## SUPPLIED MATERIAL
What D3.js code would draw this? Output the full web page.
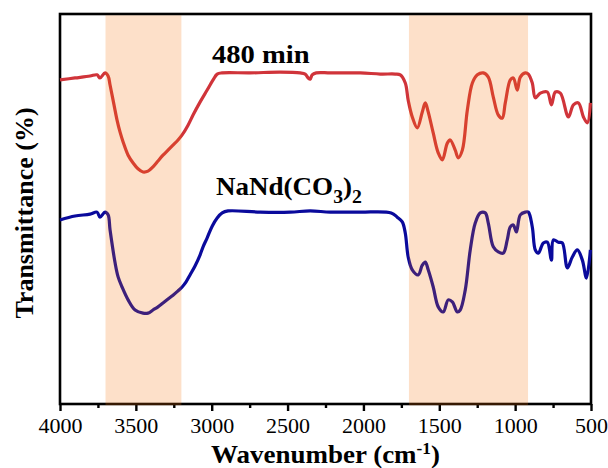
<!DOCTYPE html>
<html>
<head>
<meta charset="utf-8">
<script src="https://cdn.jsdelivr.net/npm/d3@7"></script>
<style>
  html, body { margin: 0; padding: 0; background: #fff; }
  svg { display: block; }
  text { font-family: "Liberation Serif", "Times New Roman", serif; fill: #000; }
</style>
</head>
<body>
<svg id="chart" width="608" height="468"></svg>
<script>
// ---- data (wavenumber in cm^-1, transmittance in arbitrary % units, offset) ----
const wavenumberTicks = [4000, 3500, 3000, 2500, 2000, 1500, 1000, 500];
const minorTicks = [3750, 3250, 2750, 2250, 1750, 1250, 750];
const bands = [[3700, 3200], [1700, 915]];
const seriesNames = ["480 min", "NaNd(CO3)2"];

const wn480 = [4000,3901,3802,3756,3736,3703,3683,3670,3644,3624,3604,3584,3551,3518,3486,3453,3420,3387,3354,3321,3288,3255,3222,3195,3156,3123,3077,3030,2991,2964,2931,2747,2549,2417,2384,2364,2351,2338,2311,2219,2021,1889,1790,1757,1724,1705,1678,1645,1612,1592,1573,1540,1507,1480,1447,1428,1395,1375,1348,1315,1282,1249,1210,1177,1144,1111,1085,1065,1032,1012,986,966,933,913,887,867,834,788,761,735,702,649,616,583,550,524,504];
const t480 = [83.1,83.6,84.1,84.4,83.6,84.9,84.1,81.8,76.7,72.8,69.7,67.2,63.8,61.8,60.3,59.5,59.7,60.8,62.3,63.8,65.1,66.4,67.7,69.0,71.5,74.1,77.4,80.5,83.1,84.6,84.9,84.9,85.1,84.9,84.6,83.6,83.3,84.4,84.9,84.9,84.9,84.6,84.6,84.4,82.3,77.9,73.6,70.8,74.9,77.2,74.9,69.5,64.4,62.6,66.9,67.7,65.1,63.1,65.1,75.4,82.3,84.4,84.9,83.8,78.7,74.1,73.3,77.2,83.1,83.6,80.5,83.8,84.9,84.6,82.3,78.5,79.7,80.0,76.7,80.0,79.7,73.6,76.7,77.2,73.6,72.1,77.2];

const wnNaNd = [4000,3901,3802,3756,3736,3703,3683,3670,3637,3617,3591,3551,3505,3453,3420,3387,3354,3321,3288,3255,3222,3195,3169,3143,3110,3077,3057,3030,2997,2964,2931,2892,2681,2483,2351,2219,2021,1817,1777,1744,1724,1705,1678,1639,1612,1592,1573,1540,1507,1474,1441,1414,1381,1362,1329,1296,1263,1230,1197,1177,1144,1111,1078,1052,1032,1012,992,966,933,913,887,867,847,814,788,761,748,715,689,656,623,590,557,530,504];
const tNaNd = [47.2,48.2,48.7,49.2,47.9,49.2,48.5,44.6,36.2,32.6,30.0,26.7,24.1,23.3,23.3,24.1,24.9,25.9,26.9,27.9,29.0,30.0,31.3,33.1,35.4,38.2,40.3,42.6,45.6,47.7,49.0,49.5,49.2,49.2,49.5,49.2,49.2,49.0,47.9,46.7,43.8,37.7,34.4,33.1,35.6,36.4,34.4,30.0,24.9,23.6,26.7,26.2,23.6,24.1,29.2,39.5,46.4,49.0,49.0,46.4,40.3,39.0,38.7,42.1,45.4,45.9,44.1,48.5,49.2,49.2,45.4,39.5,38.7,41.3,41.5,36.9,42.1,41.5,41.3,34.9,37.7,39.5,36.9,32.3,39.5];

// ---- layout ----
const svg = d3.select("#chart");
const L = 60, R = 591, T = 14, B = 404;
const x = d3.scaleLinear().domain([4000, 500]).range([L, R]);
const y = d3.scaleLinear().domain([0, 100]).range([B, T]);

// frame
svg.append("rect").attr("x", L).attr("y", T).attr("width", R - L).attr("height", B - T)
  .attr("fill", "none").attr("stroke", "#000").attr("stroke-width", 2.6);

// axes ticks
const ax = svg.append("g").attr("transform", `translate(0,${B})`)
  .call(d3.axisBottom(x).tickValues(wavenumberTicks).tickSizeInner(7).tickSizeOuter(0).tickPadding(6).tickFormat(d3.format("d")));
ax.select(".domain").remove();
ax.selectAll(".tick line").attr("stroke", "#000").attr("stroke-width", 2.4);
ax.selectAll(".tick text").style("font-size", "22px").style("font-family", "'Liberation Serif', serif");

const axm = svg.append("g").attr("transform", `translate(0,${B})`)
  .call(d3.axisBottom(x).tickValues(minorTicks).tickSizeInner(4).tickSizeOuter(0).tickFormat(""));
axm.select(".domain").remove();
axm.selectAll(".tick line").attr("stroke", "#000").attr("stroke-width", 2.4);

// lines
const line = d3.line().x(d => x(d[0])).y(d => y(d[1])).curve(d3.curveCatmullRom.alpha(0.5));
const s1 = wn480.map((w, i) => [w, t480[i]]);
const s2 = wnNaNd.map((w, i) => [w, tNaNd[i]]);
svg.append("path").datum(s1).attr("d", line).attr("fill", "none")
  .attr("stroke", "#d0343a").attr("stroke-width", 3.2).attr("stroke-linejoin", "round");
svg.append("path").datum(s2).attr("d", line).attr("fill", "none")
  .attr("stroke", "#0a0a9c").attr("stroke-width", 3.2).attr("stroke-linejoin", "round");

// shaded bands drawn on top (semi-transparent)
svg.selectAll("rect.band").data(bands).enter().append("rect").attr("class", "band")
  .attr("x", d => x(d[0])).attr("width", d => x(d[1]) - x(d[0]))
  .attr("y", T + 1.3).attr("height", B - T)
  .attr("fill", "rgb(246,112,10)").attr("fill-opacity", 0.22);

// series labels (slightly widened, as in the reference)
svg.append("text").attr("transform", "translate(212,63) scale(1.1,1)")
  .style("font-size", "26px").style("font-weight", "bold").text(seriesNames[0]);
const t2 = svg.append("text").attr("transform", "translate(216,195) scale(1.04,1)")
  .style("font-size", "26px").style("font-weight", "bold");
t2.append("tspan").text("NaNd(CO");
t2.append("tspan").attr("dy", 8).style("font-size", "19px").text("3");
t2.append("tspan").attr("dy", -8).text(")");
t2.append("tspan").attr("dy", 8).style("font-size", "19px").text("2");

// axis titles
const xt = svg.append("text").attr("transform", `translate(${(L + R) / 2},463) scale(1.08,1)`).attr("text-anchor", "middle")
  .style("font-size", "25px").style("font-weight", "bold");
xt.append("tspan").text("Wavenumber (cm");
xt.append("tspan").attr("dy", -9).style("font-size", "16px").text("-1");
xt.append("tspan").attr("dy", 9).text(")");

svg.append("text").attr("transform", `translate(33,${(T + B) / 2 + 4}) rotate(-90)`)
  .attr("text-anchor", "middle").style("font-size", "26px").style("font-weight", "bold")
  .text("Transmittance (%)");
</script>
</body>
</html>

## PROBLEM STATEMENT
Without including any pictures, reproduce the listing exactly.

## COMPLETE ANSWER
What D3.js code would draw this? Output the full web page.
<!DOCTYPE html>
<html>
<head>
<meta charset="utf-8">
<script src="https://cdn.jsdelivr.net/npm/d3@7"></script>
<style>
  html, body { margin: 0; padding: 0; background: #fff; }
  svg { display: block; }
  text { font-family: "Liberation Serif", "Times New Roman", serif; fill: #000; }
</style>
</head>
<body>
<svg id="chart" width="608" height="468"></svg>
<script>
// ---- data (wavenumber in cm^-1, transmittance in arbitrary % units, offset) ----
const wavenumberTicks = [4000, 3500, 3000, 2500, 2000, 1500, 1000, 500];
const minorTicks = [3750, 3250, 2750, 2250, 1750, 1250, 750];
const bands = [[3700, 3200], [1700, 915]];
const seriesNames = ["480 min", "NaNd(CO3)2"];

const wn480 = [4000,3901,3802,3756,3736,3703,3683,3670,3644,3624,3604,3584,3551,3518,3486,3453,3420,3387,3354,3321,3288,3255,3222,3195,3156,3123,3077,3030,2991,2964,2931,2747,2549,2417,2384,2364,2351,2338,2311,2219,2021,1889,1790,1757,1724,1705,1678,1645,1612,1592,1573,1540,1507,1480,1447,1428,1395,1375,1348,1315,1282,1249,1210,1177,1144,1111,1085,1065,1032,1012,986,966,933,913,887,867,834,788,761,735,702,649,616,583,550,524,504];
const t480 = [83.1,83.6,84.1,84.4,83.6,84.9,84.1,81.8,76.7,72.8,69.7,67.2,63.8,61.8,60.3,59.5,59.7,60.8,62.3,63.8,65.1,66.4,67.7,69.0,71.5,74.1,77.4,80.5,83.1,84.6,84.9,84.9,85.1,84.9,84.6,83.6,83.3,84.4,84.9,84.9,84.9,84.6,84.6,84.4,82.3,77.9,73.6,70.8,74.9,77.2,74.9,69.5,64.4,62.6,66.9,67.7,65.1,63.1,65.1,75.4,82.3,84.4,84.9,83.8,78.7,74.1,73.3,77.2,83.1,83.6,80.5,83.8,84.9,84.6,82.3,78.5,79.7,80.0,76.7,80.0,79.7,73.6,76.7,77.2,73.6,72.1,77.2];

const wnNaNd = [4000,3901,3802,3756,3736,3703,3683,3670,3637,3617,3591,3551,3505,3453,3420,3387,3354,3321,3288,3255,3222,3195,3169,3143,3110,3077,3057,3030,2997,2964,2931,2892,2681,2483,2351,2219,2021,1817,1777,1744,1724,1705,1678,1639,1612,1592,1573,1540,1507,1474,1441,1414,1381,1362,1329,1296,1263,1230,1197,1177,1144,1111,1078,1052,1032,1012,992,966,933,913,887,867,847,814,788,761,748,715,689,656,623,590,557,530,504];
const tNaNd = [47.2,48.2,48.7,49.2,47.9,49.2,48.5,44.6,36.2,32.6,30.0,26.7,24.1,23.3,23.3,24.1,24.9,25.9,26.9,27.9,29.0,30.0,31.3,33.1,35.4,38.2,40.3,42.6,45.6,47.7,49.0,49.5,49.2,49.2,49.5,49.2,49.2,49.0,47.9,46.7,43.8,37.7,34.4,33.1,35.6,36.4,34.4,30.0,24.9,23.6,26.7,26.2,23.6,24.1,29.2,39.5,46.4,49.0,49.0,46.4,40.3,39.0,38.7,42.1,45.4,45.9,44.1,48.5,49.2,49.2,45.4,39.5,38.7,41.3,41.5,36.9,42.1,41.5,41.3,34.9,37.7,39.5,36.9,32.3,39.5];

// ---- layout ----
const svg = d3.select("#chart");
const L = 60, R = 591, T = 14, B = 404;
const x = d3.scaleLinear().domain([4000, 500]).range([L, R]);
const y = d3.scaleLinear().domain([0, 100]).range([B, T]);

// frame
svg.append("rect").attr("x", L).attr("y", T).attr("width", R - L).attr("height", B - T)
  .attr("fill", "none").attr("stroke", "#000").attr("stroke-width", 2.6);

// axes ticks
const ax = svg.append("g").attr("transform", `translate(0,${B})`)
  .call(d3.axisBottom(x).tickValues(wavenumberTicks).tickSizeInner(7).tickSizeOuter(0).tickPadding(6).tickFormat(d3.format("d")));
ax.select(".domain").remove();
ax.selectAll(".tick line").attr("stroke", "#000").attr("stroke-width", 2.4);
ax.selectAll(".tick text").style("font-size", "22px").style("font-family", "'Liberation Serif', serif");

const axm = svg.append("g").attr("transform", `translate(0,${B})`)
  .call(d3.axisBottom(x).tickValues(minorTicks).tickSizeInner(4).tickSizeOuter(0).tickFormat(""));
axm.select(".domain").remove();
axm.selectAll(".tick line").attr("stroke", "#000").attr("stroke-width", 2.4);

// lines
const line = d3.line().x(d => x(d[0])).y(d => y(d[1])).curve(d3.curveCatmullRom.alpha(0.5));
const s1 = wn480.map((w, i) => [w, t480[i]]);
const s2 = wnNaNd.map((w, i) => [w, tNaNd[i]]);
svg.append("path").datum(s1).attr("d", line).attr("fill", "none")
  .attr("stroke", "#d0343a").attr("stroke-width", 3.2).attr("stroke-linejoin", "round");
svg.append("path").datum(s2).attr("d", line).attr("fill", "none")
  .attr("stroke", "#0a0a9c").attr("stroke-width", 3.2).attr("stroke-linejoin", "round");

// shaded bands drawn on top (semi-transparent)
svg.selectAll("rect.band").data(bands).enter().append("rect").attr("class", "band")
  .attr("x", d => x(d[0])).attr("width", d => x(d[1]) - x(d[0]))
  .attr("y", T + 1.3).attr("height", B - T)
  .attr("fill", "rgb(246,112,10)").attr("fill-opacity", 0.22);

// series labels (slightly widened, as in the reference)
svg.append("text").attr("transform", "translate(212,63) scale(1.1,1)")
  .style("font-size", "26px").style("font-weight", "bold").text(seriesNames[0]);
const t2 = svg.append("text").attr("transform", "translate(216,195) scale(1.04,1)")
  .style("font-size", "26px").style("font-weight", "bold");
t2.append("tspan").text("NaNd(CO");
t2.append("tspan").attr("dy", 8).style("font-size", "19px").text("3");
t2.append("tspan").attr("dy", -8).text(")");
t2.append("tspan").attr("dy", 8).style("font-size", "19px").text("2");

// axis titles
const xt = svg.append("text").attr("transform", `translate(${(L + R) / 2},463) scale(1.08,1)`).attr("text-anchor", "middle")
  .style("font-size", "25px").style("font-weight", "bold");
xt.append("tspan").text("Wavenumber (cm");
xt.append("tspan").attr("dy", -9).style("font-size", "16px").text("-1");
xt.append("tspan").attr("dy", 9).text(")");

svg.append("text").attr("transform", `translate(33,${(T + B) / 2 + 4}) rotate(-90)`)
  .attr("text-anchor", "middle").style("font-size", "26px").style("font-weight", "bold")
  .text("Transmittance (%)");
</script>
</body>
</html>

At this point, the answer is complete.